Как я узнала позже, первой о моем увлечении догадалась мама. Была зима, она отправилась искать меня, опираясь на смутные сведения о предполагаемом нахождении конюшни. Выйдя из трамвая, она пошла по тропинке в частном секторе и внезапно оказалась окружена стаей бродячих собак. Собаки угрожающе рычали и не пускали ее дальше, помочь было некому. Мобильных телефонов и пейджеров в то время еще не изобрели, а на жалобные крики помощь не приходила. Сколько она так простояла на морозе, она не помнит, но каким-то образом эта история ее изменила. Чудом вырвавшись из окружения, она вернулась домой, рассказав отцу о своих приключениях. Так, к моему приходу он был уже достаточно свиреп и дик, направив на меня всю свою ярость.
Возможно, если бы он использовал эту возможность, чтобы узнать больше о моем увлечении, найти взаимопонимание и наладить мосты, моя дальнейшая жизнь сложилась бы иначе. Но он постепенно отдалился от меня, а я отправилась в бурный подростковый возраст. В свободное плавание.
СНЕЖКА
Я же своей рукою
Сердце твое прикрою,
Можешь лететь и не бояться больше ничего.
Сердце твое двулико,
Сверху оно набито
Мягкой травой, а снизу каменное, каменное дно.
«Агата Кристи». Черная луна
Школу я заканчивала без троек, но с лишним весом и сильнейшей депрессией. Дело было в том, что я не была уверена, чем дальше хочу заниматься. Последние классы школы были в большей степени посвящены увлечению ролевыми играми (где мы с приятелями воспроизводили сюжеты из книг Дж. Р. Толкина), ходили на рок-концерты, пили крепкий алкоголь и ругались как сапожники на всех языках, включая язык Средиземья. Возможно, такими выходками я пыталась привлечь внимание отца, но обычно он, сталкиваясь с моим внешним видом или ухажерами, всем своим видом выражал неодобрение, отвращение и презрение.
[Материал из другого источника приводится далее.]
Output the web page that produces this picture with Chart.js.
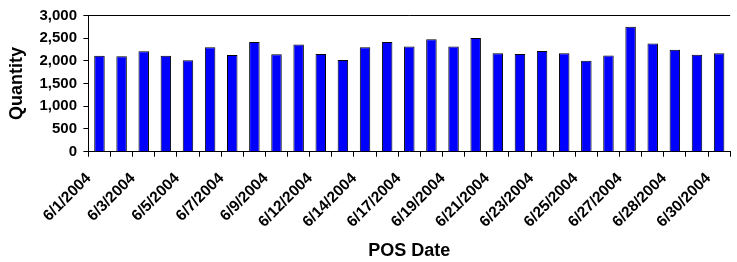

Мама была занята написанием диссертации, отец жил между командировками и охотой на зайцев. По большей части, я была предоставлена сама себе и проживала, по всей видимости, первый экзистенциальный кризис самоопределения. Временами у меня случались приступы непостижимой сильнейшей душевной боли, которую я пыталась заглушить рок-музыкой и алкоголем. «Со мной что-то не так, я плохая, грязная». Иногда я резала руки и ноги ножом, чтобы как-то заглушить эту ноющую и непонятную боль. Я никогда не пыталась себя убить – селфхарм часто встречается у эмоционально травмированных детей и подростков. Со временем эта потребность ушла, но шрамы остались. По этим шрамам впоследствии я определяла «своих» – знакомых не понаслышке с этой смутной душевной болью.
Свердловск стал Екатеринбургом, лихие 90-е набирали силу и стремились к 2000-м. Иногда после ссор с отцом я взбрыкивала, оставляла записку и пыталась уехать в Москву, заставляя родителей сильно нервничать, искать меня по подъездам многоэтажек, забирать с ночной игры в преферанс с бородатыми толкинистами, снимать с поезда.
Время от времени у меня случались влюбленности и отношения, которые заканчивались болью и разочарованием. Я не имела никакого представления, как это быть женственной и строить здоровые отношения с мужчинами. Не знала, каково это ходить на свидания, получать подарки и комплименты. Ценить и любить себя. Предпочитая образ девчонки-пацанки, неформалки, я носила фенечки, цепочки, рваные джинсы и не пользовалась косметикой. Вообще, я старалась выглядеть максимально несексуально, чтобы обезопасить себя от вероятных насильников, которые таились в ночных кустах. Однажды я попробовала накрасить губы красной маминой помадой, но встретила такой шквал бабушкиного возмущения и порицания, что надолго перестала краситься и делать укладку вообще.